--- begin Available data ---

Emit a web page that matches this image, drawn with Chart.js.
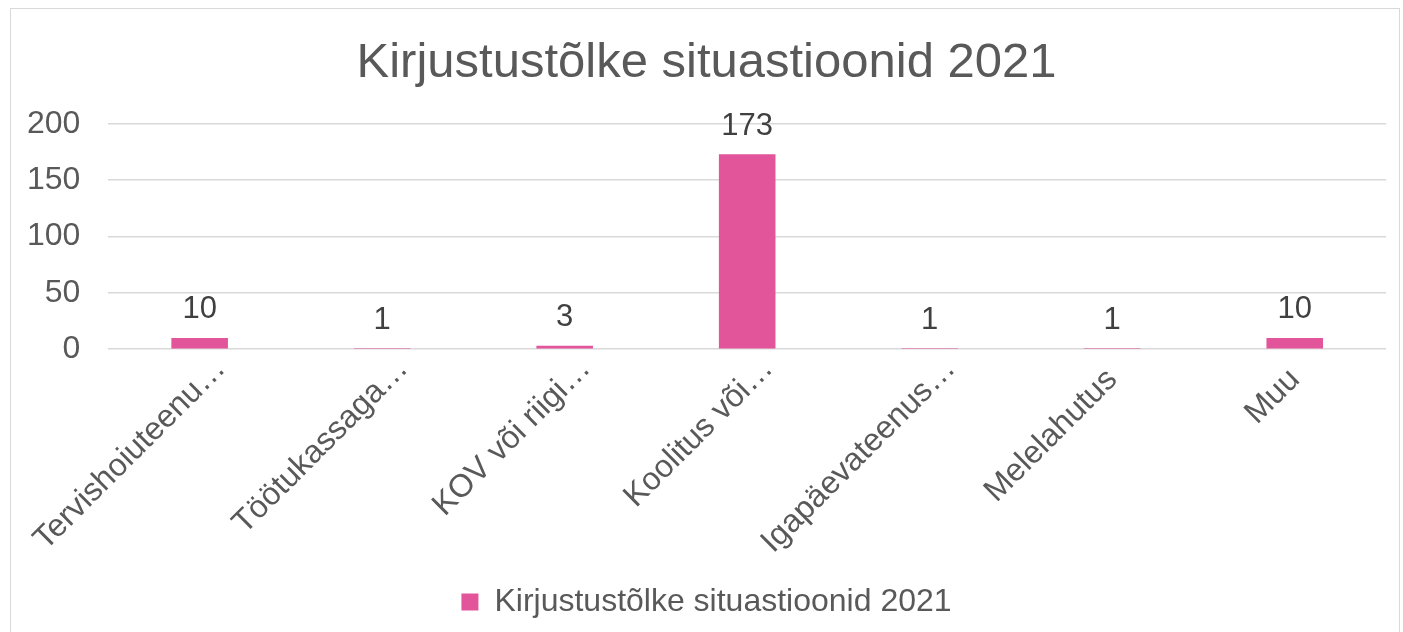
<!DOCTYPE html>
<html>
<head>
<meta charset="utf-8">
<script src="https://cdn.jsdelivr.net/npm/chart.js@4"></script>
<style>
  body { margin: 0; background: #fff; }
  #wrap { position: absolute; left: 10px; top: 8px; width: 1390px; height: 640px; border: 1px solid #d9d9d9; box-sizing: border-box; }
  #chart { position: absolute; left: 0; top: 0; }
</style>
</head>
<body>
<div id="wrap"><canvas id="chart" width="1388" height="623"></canvas></div>
<script>
// Chart data
const chartTitle = 'Kirjustustõlke situastioonid 2021';
const categories = ['Tervishoiuteenu…', 'Töötukassaga…', 'KOV või riigi…', 'Koolitus või…', 'Igapäevateenus…', 'Melelahutus', 'Muu'];
const values = [10, 1, 3, 173, 1, 1, 10];
const yTicks = [0, 50, 100, 150, 200];

const fontFamily = '"Liberation Sans", Arial, sans-serif';

// simple value labels above each bar
const barValueLabels = {
  id: 'barValueLabels',
  afterDatasetsDraw(chart) {
    const ctx = chart.ctx;
    const meta = chart.getDatasetMeta(0);
    ctx.save();
    ctx.font = '31px ' + fontFamily;
    ctx.fillStyle = '#404040';
    ctx.textAlign = 'center';
    ctx.textBaseline = 'middle';
    meta.data.forEach(function(bar, i) {
      ctx.fillText(String(values[i]), bar.x, bar.y - 28);
    });
    ctx.restore();
  }
};

const ctx = document.getElementById('chart').getContext('2d');

const chart = new Chart(ctx, {
  type: 'bar',
  data: {
    labels: categories,
    datasets: [
      { label: chartTitle, data: values, backgroundColor: '#E3559A', borderWidth: 0, barPercentage: 0.31, categoryPercentage: 1 }
    ]
  },
  options: {
    responsive: false,
    animation: false,
    layout: { padding: { left: 16, right: 13, top: 0, bottom: 4 } },
    plugins: {
      title: {
        display: true,
        text: chartTitle,
        color: '#595959',
        font: { family: fontFamily, size: 49, weight: 'normal' },
        padding: { top: 25, bottom: 31 }
      },
      legend: {
        position: 'bottom',
        labels: {
          color: '#595959',
          font: { family: fontFamily, size: 32 },
          boxWidth: 17,
          boxHeight: 17,
          padding: 10
        }
      },
      tooltip: { enabled: false }
    },
    scales: {
      x: {
        grid: { display: false },
        border: { display: false },
        ticks: {
          color: '#595959',
          font: { family: fontFamily, size: 32 },
          maxRotation: 45,
          minRotation: 45,
          autoSkip: false,
          padding: 4
        },
        afterFit: function(axis) {
          // let rotated labels hang past the plot edges, like the original
          axis.paddingLeft = 0;
          axis.paddingRight = 0;
        },
        afterUpdate: function(axis) {
          // in the original the cut-off labels sit a bit further up/right
          const orig = axis._computeLabelItems;
          axis._computeLabelItems = function(area) {
            const items = orig.call(this, area);
            items.forEach(function(item) {
              if (String(item.label).endsWith('…')) {
                item.options.translation[0] += 21;
                item.options.translation[1] -= 11;
              }
            });
            return items;
          };
        }
      },
      y: {
        min: 0,
        max: 200,
        afterBuildTicks: function(axis) {
          axis.ticks = yTicks.map(function(v) { return { value: v }; });
        },
        afterFit: function(axis) {
          // chart.js reserves the tick padding twice, keep only one gap
          axis.width -= axis.options.ticks.padding;
        },
        grid: { color: '#d9d9d9', lineWidth: 1.5, drawTicks: false },
        border: { display: false },
        ticks: {
          color: '#595959',
          font: { family: fontFamily, size: 32 },
          padding: 28
        }
      }
    }
  },
  plugins: [barValueLabels]
});
</script>
</body>
</html>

--- end Available data ---

— Written exercise —
Copy whichever lines in the listing above contain the word "this".

— Result below —
Emit a web page that matches this image, drawn with Chart.js.
            const items = orig.call(this, area);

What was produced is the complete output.